Résumé
Comment interpréter les multiples allusions et emprunts aux cultures de l’Extrême-Orient et du Japon en particulier dans la peinture française des années 1950 et 1960 ? Après un état des lieux de la scène parisienne, nous nous concentrerons sur l’œuvre de Jean Degottex (1918-1988), artiste chez qui la référence japonaise est manifeste à partir de 1957, comme on le voit dans une série d’œuvres aux titres sans ambiguïté : Hagakure, Furyu, Aware, Sabi, Shodo, etc.
Ces titres interagissent avec une peinture gestuelle qui, dans son exploration de la tache et du « métasigne », fait en apparence écho au travail à l’encre des artistes et calligraphes asiatiques. Toutefois, contrairement à la plupart des études entreprises jusqu’à présent, nous ne chercherons pas à analyser ces liens.

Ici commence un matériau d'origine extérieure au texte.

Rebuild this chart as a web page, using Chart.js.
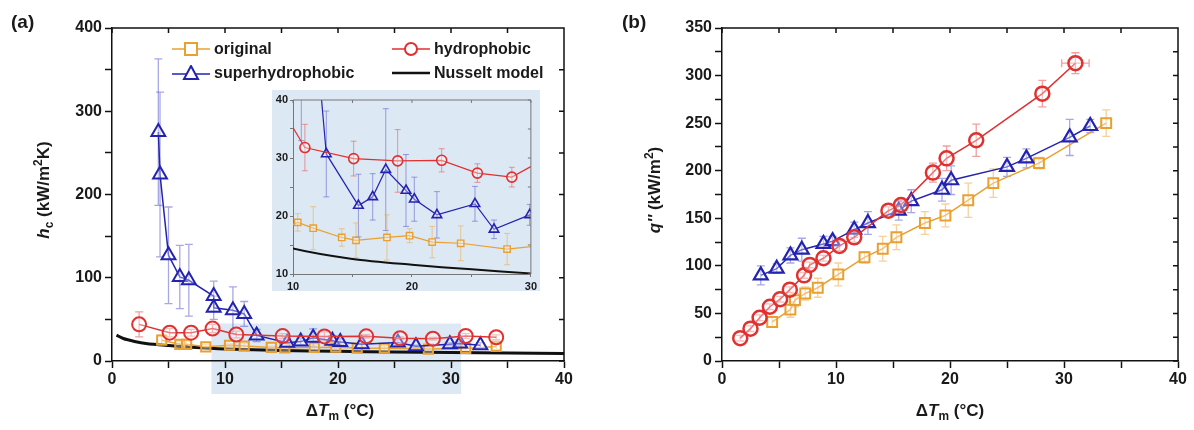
<!DOCTYPE html>
<html>
<head>
<meta charset="utf-8">
<script src="https://cdn.jsdelivr.net/npm/chart.js@4/dist/chart.umd.min.js"></script>
<style>
  body { margin: 0; background: #fff; font-family: "Liberation Sans", Arial, sans-serif; }
  #wrap { position: relative; width: 1194px; height: 430px; overflow: hidden; }
  canvas { position: absolute; }
  .lbl { position: absolute; font-weight: bold; color: #1a1a1a; white-space: nowrap; }
  .lbl sub, .lbl sup { font-size: 70%; line-height: 0; }
  .ytitle { transform: translate(-50%, -50%) rotate(-90deg); font-size: 17px; }
  .xtitle { transform: translate(-50%, -50%); font-size: 17px; }
  .leg { position: absolute; font-weight: bold; font-size: 16px; color: #1a1a1a; display: flex; align-items: center; white-space: nowrap; }
  .leg svg { margin-right: 4px; }
</style>
</head>
<body>
<div id="wrap">
  <canvas id="chart_a" width="597" height="430" style="left:0;top:0"></canvas>
  <canvas id="chart_b" width="597" height="430" style="left:597px;top:0"></canvas>
  <canvas id="chart_inset" width="268" height="201" style="left:272px;top:90px;z-index:2"></canvas>

  <div class="lbl" style="left:11px;top:11px;font-size:19px">(a)</div>
  <div class="lbl" style="left:622px;top:11px;font-size:19px">(b)</div>

  <div class="lbl ytitle" style="left:44px;top:190px"><i>h</i><sub>c</sub> (kW/m<sup>2</sup>K)</div>
  <div class="lbl ytitle" style="left:655px;top:190px"><i>q''</i> (kW/m<sup>2</sup>)</div>
  <div class="lbl xtitle" style="left:340px;top:411px">Δ<i>T</i><sub>m</sub> (°C)</div>
  <div class="lbl xtitle" style="left:950px;top:411px">Δ<i>T</i><sub>m</sub> (°C)</div>

  <div class="leg" style="left:172px;top:40px">
    <svg width="38" height="16"><line x1="0" y1="8" x2="38" y2="8" stroke="#e9a030" stroke-width="1.5"/><rect x="13" y="2" width="12" height="12" fill="#fff" stroke="#e9a030" stroke-width="2"/></svg>original</div>
  <div class="leg" style="left:172px;top:64px">
    <svg width="38" height="16"><line x1="0" y1="9" x2="38" y2="9" stroke="#2323b0" stroke-width="1.5"/><polygon points="19,1 26,14 12,14" fill="#fff" stroke="#2323b0" stroke-width="2"/></svg>superhydrophobic</div>
  <div class="leg" style="left:392px;top:40px">
    <svg width="38" height="16"><line x1="0" y1="8" x2="38" y2="8" stroke="#e03030" stroke-width="1.5"/><circle cx="19" cy="8" r="6" fill="#fff" stroke="#e03030" stroke-width="2"/></svg>hydrophobic</div>
  <div class="leg" style="left:392px;top:64px">
    <svg width="38" height="16"><line x1="0" y1="8" x2="38" y2="8" stroke="#111" stroke-width="2.5"/></svg>Nusselt model</div>
</div>

<script>
// ---- panel (a): condensation heat transfer coefficient h_c vs ΔT_m ----
const aOrigX  = [4.4, 6.0, 6.6, 8.3, 10.4, 11.7, 14.1, 15.3, 17.9, 19.8, 21.7, 24.1, 28.0, 31.3, 34.0];
const aOrigY  = [25, 20, 20, 17, 18.9, 17.9, 16.3, 15.8, 16.3, 16.6, 15.5, 15.3, 14.3, 15.0, 17.5];
const aOrigE  = [6, 4, 4, 3, 1.5, 3.7, 1.5, 3, 3.9, 1.2, 2.7, 3, 2.7, 3, 4];

const aHydroX = [2.4, 5.1, 7.0, 8.9, 11.0, 15.1, 18.8, 22.5, 25.5, 28.4, 31.3, 34.0];
const aHydroY = [44, 34, 34, 39, 31.8, 29.9, 29.5, 29.6, 27.4, 26.7, 30, 28.5];
const aHydroE = [15, 5, 4, 5, 4, 3, 5.4, 2, 1.6, 1.7, 3, 3];

const aSuperX = [4.1, 4.25, 5.0, 6.0, 6.8, 9.0, 9.0, 10.7, 11.7, 12.8, 15.5, 16.7, 17.8, 19.5, 20.2, 22.1, 25.3, 26.9, 29.9, 30.8, 32.6];
const aSuperY = [275, 224, 127, 101, 97, 78, 64, 61, 56.5, 30.7, 21.8, 23.3, 28, 24.4, 22.9, 20.2, 22.1, 17.7, 20.2, 21, 19];
const aSuperE = [88, 99, 58, 38, 43, 18, 14, 28, 15, 7.4, 5.4, 4, 10.5, 6.2, 3.8, 4, 3, 1.6, 1.8, 2, 3];

const nuX = [0.4, 1, 2, 3, 5, 7, 10, 15, 20, 25, 30, 35, 40];
const nuY = [31, 27, 23.5, 21, 18.5, 16.5, 14.4, 12.6, 11.6, 10.8, 10.1, 9.5, 9.0];

// ---- panel (b): heat flux q'' vs ΔT_m ----
const bOrigX  = [4.4, 6.0, 6.4, 7.3, 8.4, 10.2, 12.5, 14.1, 15.3, 17.8, 19.6, 21.6, 23.8, 27.8, 33.7];
const bOrigY  = [41, 54, 64, 71, 77, 91, 109, 118, 130, 145, 153, 169, 187, 208, 250];
const bOrigE  = [5, 8, 7, 7, 10, 12, 6, 13, 13, 12, 12, 18, 15, 6, 14];

const bHydroX = [1.6, 2.5, 3.3, 4.2, 5.1, 5.95, 7.2, 7.7, 8.9, 10.3, 11.6, 14.6, 15.7, 18.5, 19.7, 22.3, 28.1, 31.0];
const bHydroY = [24, 34, 45.5, 57, 65, 75, 90, 101, 108, 121, 130, 158, 164, 198, 213, 232, 281, 313];
const bHydroE = [3, 3, 3, 3, 3, 3, 3, 3, 3, 5, 5, 4, 5, 10, 13, 17, 14, 11];
const bHydroXE = [0, 0, 0, 0, 0, 0, 0, 0, 0, 0, 0, 0, 0, 0, 0, 0, 0, 1.2];

const bSuperX = [3.4, 4.8, 6.0, 7.0, 8.9, 9.7, 11.6, 12.8, 15.5, 16.6, 19.3, 20.1, 25.0, 26.7, 30.5, 32.3];
const bSuperY = [90, 97, 111, 117, 123, 126, 138, 145, 158, 168, 180, 190, 204, 213, 235, 247];
const bSuperE = [10, 5, 8, 12, 8, 5, 8, 12, 10, 12, 12, 15, 10, 10, 19, 7];

const ORANGE = "#e9a030", RED = "#e03030", BLUE = "#2323b0";
const ORANGE_ERR = "rgba(236,170,70,0.55)", RED_ERR = "rgba(230,80,80,0.55)", BLUE_ERR = "rgba(60,60,200,0.45)";
const SHADE = "#dce8f4";
const FONT = "'Liberation Sans', Arial, sans-serif";

const pts = (xs, ys) => xs.map((x, i) => ({ x, y: ys[i] }));

// vertical (and optional horizontal) error bars, drawn under the markers
const errorBars = {
  id: "errorBars",
  beforeDatasetsDraw(chart, args, opts) {
    const { ctx, chartArea: a, scales: { x, y } } = chart;
    ctx.save();
    ctx.beginPath(); ctx.rect(a.left, a.top, a.width, a.height); ctx.clip();
    chart.data.datasets.forEach((ds) => {
      if (!ds.yErr) return;
      ctx.strokeStyle = ds.errColor;
      ctx.lineWidth = opts.width || 1.2;
      const cap = opts.cap || 4;
      ds.data.forEach((p, i) => {
        const px = x.getPixelForValue(p.x), py = y.getPixelForValue(p.y);
        const y1 = y.getPixelForValue(p.y + ds.yErr[i]), y2 = y.getPixelForValue(p.y - ds.yErr[i]);
        ctx.beginPath();
        ctx.moveTo(px, y1); ctx.lineTo(px, y2);
        ctx.moveTo(px - cap, y1); ctx.lineTo(px + cap, y1);
        ctx.moveTo(px - cap, y2); ctx.lineTo(px + cap, y2);
        if (ds.xErr && ds.xErr[i]) {
          const x1 = x.getPixelForValue(p.x - ds.xErr[i]), x2 = x.getPixelForValue(p.x + ds.xErr[i]);
          ctx.moveTo(x1, py); ctx.lineTo(x2, py);
          ctx.moveTo(x1, py - cap); ctx.lineTo(x1, py + cap);
          ctx.moveTo(x2, py - cap); ctx.lineTo(x2, py + cap);
        }
        ctx.stroke();
      });
    });
    ctx.restore();
  },
};

// top / right frame with inward ticks
const frame = {
  id: "frame",
  afterDatasetsDraw(chart, args, opts) {
    const { ctx, chartArea: a, scales: { x, y } } = chart;
    ctx.save();
    ctx.strokeStyle = opts.color || "#111";
    ctx.lineWidth = opts.width || 1.5;
    ctx.beginPath();
    ctx.moveTo(a.left, a.top); ctx.lineTo(a.right, a.top); ctx.lineTo(a.right, a.bottom);
    const len = opts.len || 5;
    x.ticks.forEach((t) => { const px = x.getPixelForValue(t.value); ctx.moveTo(px, a.top); ctx.lineTo(px, a.top + len); });
    y.ticks.forEach((t) => { const py = y.getPixelForValue(t.value); ctx.moveTo(a.right, py); ctx.lineTo(a.right - len, py); });
    ctx.stroke();
    ctx.restore();
  },
};

// background + highlighted zoom window in panel (a)
const background = {
  id: "background",
  beforeDraw(chart, args, opts) {
    const { ctx, width, height, scales: { x, y } } = chart;
    ctx.save();
    ctx.fillStyle = opts.color || "#fff";
    ctx.fillRect(0, 0, width, height);
    if (opts.zoomX) {
      const l = x.getPixelForValue(opts.zoomX[0]), r = x.getPixelForValue(opts.zoomX[1]);
      const t = y.getPixelForValue(opts.zoomTop);
      ctx.fillStyle = SHADE;
      ctx.fillRect(l, t, r - l, opts.zoomBottomPx - t);
    }
    ctx.restore();
  },
};

function series(label, xs, ys, errs, color, errColor, style, radius, extra) {
  return Object.assign({
    label, data: pts(xs, ys), yErr: errs, errColor,
    showLine: true, borderColor: color, borderWidth: 1.5,
    pointStyle: style, pointRadius: radius,
    pointBorderColor: color, pointBackgroundColor: "rgba(255,255,255,0.35)", pointBorderWidth: 2,
  }, extra || {});
}

function axes(xMax, yMax, yStep, yLabelStep, fontSize, xWidthFix, yWidthFix, tickLen) {
  const font = { family: FONT, size: fontSize, weight: "bold" };
  return {
    x: {
      type: "linear", min: xMax[0], max: xMax[1],
      border: { color: "#111", width: 1.5 },
      grid: { drawOnChartArea: false, tickLength: tickLen, tickColor: "#111", tickWidth: 1.5 },
      ticks: { stepSize: 5, color: "#1a1a1a", font, padding: 2, maxRotation: 0,
        callback: (v) => (v % 10 === 0 ? v : "") },
      afterFit: (s) => { s.height = xWidthFix; },
    },
    y: {
      type: "linear", min: yMax[0], max: yMax[1],
      border: { color: "#111", width: 1.5 },
      grid: { drawOnChartArea: false, tickLength: tickLen, tickColor: "#111", tickWidth: 1.5 },
      ticks: { stepSize: yStep, color: "#1a1a1a", font, padding: 3,
        callback: (v) => (v % yLabelStep === 0 ? v : "") },
      afterFit: (s) => { s.width = yWidthFix; },
    },
  };
}

// ---- chart (a) ----
new Chart(document.getElementById("chart_a"), {
  type: "scatter",
  data: {
    datasets: [
      series("hydrophobic", aHydroX, aHydroY, aHydroE, RED, RED_ERR, "circle", 7),
      series("superhydrophobic", aSuperX, aSuperY, aSuperE, BLUE, BLUE_ERR, "triangle", 8),
      series("original", aOrigX, aOrigY, aOrigE, ORANGE, ORANGE_ERR, "rect", 6.5),
      { label: "Nusselt model", data: pts(nuX, nuY), showLine: true, borderColor: "#111", borderWidth: 3, pointRadius: 0, tension: 0.3 },
    ],
  },
  options: {
    responsive: false, animation: false,
    layout: { padding: { left: 0, top: 28, right: 33, bottom: 0 } },
    plugins: {
      legend: { display: false }, tooltip: { enabled: false },
      errorBars: { cap: 4, width: 1.3 },
      frame: { len: 5 },
      background: { zoomX: [8.8, 30.9], zoomTop: 45, zoomBottomPx: 394 },
    },
    scales: axes([0, 40], [0, 400], 50, 100, 16, 69, 112, 7),
  },
  plugins: [background, errorBars, frame],
});

// ---- inset of (a) ----
new Chart(document.getElementById("chart_inset"), {
  type: "scatter",
  data: {
    datasets: [
      series("hydrophobic", aHydroX, aHydroY, aHydroE, RED, RED_ERR, "circle", 5, { borderWidth: 1.2, pointBorderWidth: 1.6 }),
      series("superhydrophobic", aSuperX, aSuperY, aSuperE, BLUE, BLUE_ERR, "triangle", 5.5, { borderWidth: 1.2, pointBorderWidth: 1.6 }),
      series("original", aOrigX, aOrigY, aOrigE, ORANGE, ORANGE_ERR, "rect", 4.5, { borderWidth: 1.2, pointBorderWidth: 1.4 }),
      { label: "Nusselt model", data: pts(nuX, nuY), showLine: true, borderColor: "#111", borderWidth: 2, pointRadius: 0, tension: 0.3 },
    ],
  },
  options: {
    responsive: false, animation: false,
    layout: { padding: { left: 0, top: 10, right: 8, bottom: 0 } },
    plugins: {
      legend: { display: false }, tooltip: { enabled: false },
      errorBars: { cap: 3, width: 1 },
      frame: { len: 3, width: 1, color: "#777" },
      background: { color: SHADE },
    },
    scales: (() => {
      const s = axes([10, 30], [10, 40], 5, 10, 11, 17, 21, 3);
      s.x.border = { color: "#777", width: 1 }; s.y.border = { color: "#777", width: 1 };
      s.x.grid.tickColor = "#777"; s.y.grid.tickColor = "#777";
      s.x.grid.tickWidth = 1; s.y.grid.tickWidth = 1;
      s.x.ticks.padding = 3; s.y.ticks.padding = 2;
      return s;
    })(),
  },
  plugins: [background, errorBars, frame],
});

// ---- chart (b) ----
new Chart(document.getElementById("chart_b"), {
  type: "scatter",
  data: {
    datasets: [
      series("hydrophobic", bHydroX, bHydroY, bHydroE, RED, RED_ERR, "circle", 7, { xErr: bHydroXE, pointBorderWidth: 2.5 }),
      series("superhydrophobic", bSuperX, bSuperY, bSuperE, BLUE, BLUE_ERR, "triangle", 8, { pointBorderWidth: 2.2 }),
      series("original", bOrigX, bOrigY, bOrigE, ORANGE, ORANGE_ERR, "rect", 7, { pointBorderWidth: 2 }),
    ],
  },
  options: {
    responsive: false, animation: false,
    layout: { padding: { left: 0, top: 28, right: 16, bottom: 0 } },
    plugins: {
      legend: { display: false }, tooltip: { enabled: false },
      errorBars: { cap: 4, width: 1.3 },
      frame: { len: 5 },
      background: {},
    },
    scales: axes([0, 40], [0, 350], 25, 50, 16, 69, 125, 7),
  },
  plugins: [background, errorBars, frame],
});
</script>
</body>
</html>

Notre hypothèse est qu’il y a dans l’œuvre de Degottex et, plus généralement, dans tout un pan de la peinture de l’époque, la transmutation positive d’une double crise locale : celle de la technique, transformée par la guerre en machine de mort ; celle de la puissance artistique, dans un pays qui voit son statut lui échapper au profit des États-Unis.
Nous terminerons notre exposé en nous demandant si cette double défaite n’est pas l’un des ressorts fondamentaux du japonisme, puisqu’on trouve une configuration historique comparable dans les années 1870 au moment de l’explosion du phénomène.